Brandon Marshall: After spending nearly all of the regular season on the practice squad, he emerged as a key special teamer in the postseason thanks to the domino effect of Miller's ACL injury.
Lerentee McCray: The Broncos' hopes are high for McCray, who appeared to have a good shot at making the 53-man roster as an undrafted rookie last year before suffering an ankle injury in the preseason finale. McCray has fully healed, and perhaps no Bronco benefitted more from Miller's absence during OTAs, as he frequently squared off against Julius Thomas and Virgil Green in coverage and Ryan Clady and Chris Clark when he rushed the passer.
Steven Johnson: A special-teams leader, Johnson briefly filled in against the Chiefs last November and helped spearhead a goal-to-go stop. The arrival of rookie Lamin Barrow will create one of the most intriguing competitions for a backup slot on the team.

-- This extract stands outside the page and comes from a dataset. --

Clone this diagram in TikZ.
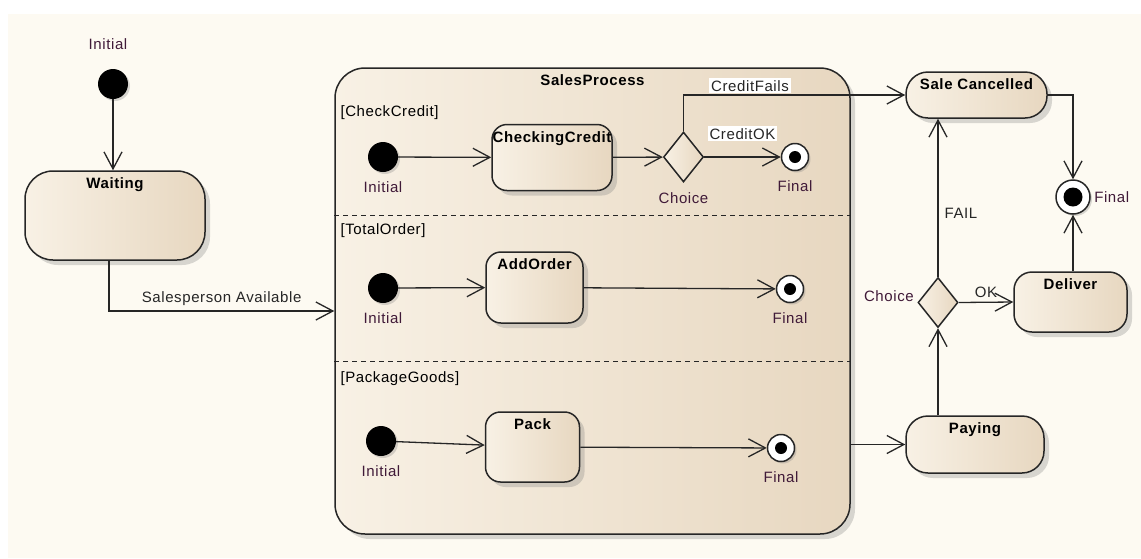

Lamin Barrow: He could be part of the Broncos' long-term future at middle linebacker, but how much the fifth-rounder helps this year depends on his progress this summer. If he can't earn a starting slot, he could still work his way into extensive work if he can earn a sub-package role next to Trevathan.
Corey Nelson: Having recovered from the pectoral injury suffered last year that depressed his draft status, the seventh-round pick's best shot at sticking on the 53-man roster this year will be to play well on special teams.
Jamar Chaney: In 2011, Chaney started all 16 games for the Eagles, most of them at middle linebacker after being used on the strong side early in that season. After working as a reserve in 2012, Chaney wasn't a fit as an inside linebacker after the Eagles converted to a 3-4 alignment last year and was waived in the preseason. His experience could prove valuable, but he will need a strong summer to stick on the roster.
Shaquil Barrett: His skill set is similar to that of McCray; as a pass rusher, he has the potential to operate from the edge, either with his hand in the dirt or from a stand-up stance.
Chase Vaughn: After four years and four leagues -- including two of the 50-yard, field-on-a-hockey-rink variety -- the CSU-Pueblo and Smoky Hill High School product finally gets his NFL shot. Vaughn had the best season of his pro career with the Arena Football League's Spokane Shock in 2013. The 248-pounder was a defensive end in the eight-man AFL, and can provide speed and power off the edge.
L.J. Fort: One of a handful of ex-Browns prospects brought in this offseason, Fort started one game in Cleveland two years ago, and played all 16 games, mostly on special teams.
Jerrell Harris: The Broncos are the sixth NFL team for which Harris has played in the last two years, but he's still looking for his first regular-season work. He also spent time on the practice squads of the Jaguars, Patriots, Raiders and, last year, the CFL's Montreal Alouettes.